June 10, 2012
Not only is the Turin Shroud probably a medieval fake but it is just one of an astonishing 40 so-called burial cloths of Jesus, according to an eminent church historian.
Antonio Lombatti said the false shrouds circulated in the Middle Ages, but most of them were later destroyed.
He said the Turin Shroud itself – showing an image of a bearded man and venerated for centuries as Christ’s burial cloth – appears to have originated in Turkey some 1,300 years after the Crucifixion.
Lombatti, of the Università Popolare in Parma, Italy, cited work by a 19th century French historian who had studied surviving medieval documents. ‘The Turin Shroud is only one of the many burial cloths which were circulating in the Christian world during the Middle Ages. There were at least 40,’ said Lombatti.
‘Most of them were destroyed during the French Revolution. Some had images, others had blood-like stains, and others were completely white.’
The Turin Shroud is a linen cloth, about 14ft by 4ft, bearing a front and back view of the image of a bearded, naked man who appears to have been stabbed or tortured.

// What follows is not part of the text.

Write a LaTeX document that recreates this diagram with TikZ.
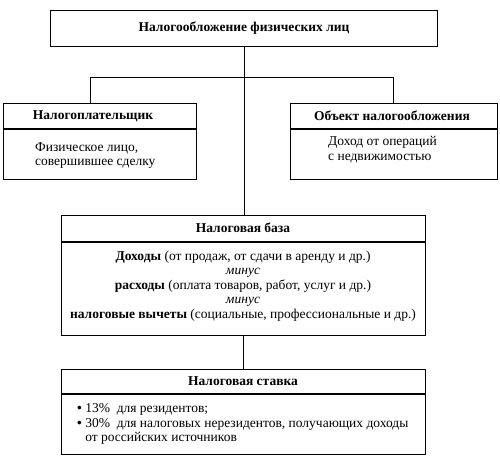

Ever since the detail on the cloth was revealed by negative photography in the late 19th century it has attracted thousands of pilgrims to the Cathedral of St John the Baptist in Turin.
In a research paper to be published this month in the scholarly journal Studi Medievali, Lombatti says the shroud was most likely given to French knight Geoffroy de Charny as a memento from a crusade to Smyrna, Turkey, in 1346. The de Charny family are the first recorded owners of the shroud.
Lombatti found that Geoffroy was unable to join a pilgrimage to Jerusalem after liberating Smyrna, so he was given the shroud as a symbol of his participation in the crusade to Turkey.
The Catholic Church has never officially commented on the shroud’s authenticity, but has made samples available to scientists for testing.
In 2009 a Vatican researcher said she had found the words ‘Jesus Nazarene’ on the cloth, while two years later Italian government researchers claimed the image of a man had been caused by a supernatural ‘flash of light’.
But carbon tests carried out in Oxford in 1988 firmly dated the material to 1260-1390.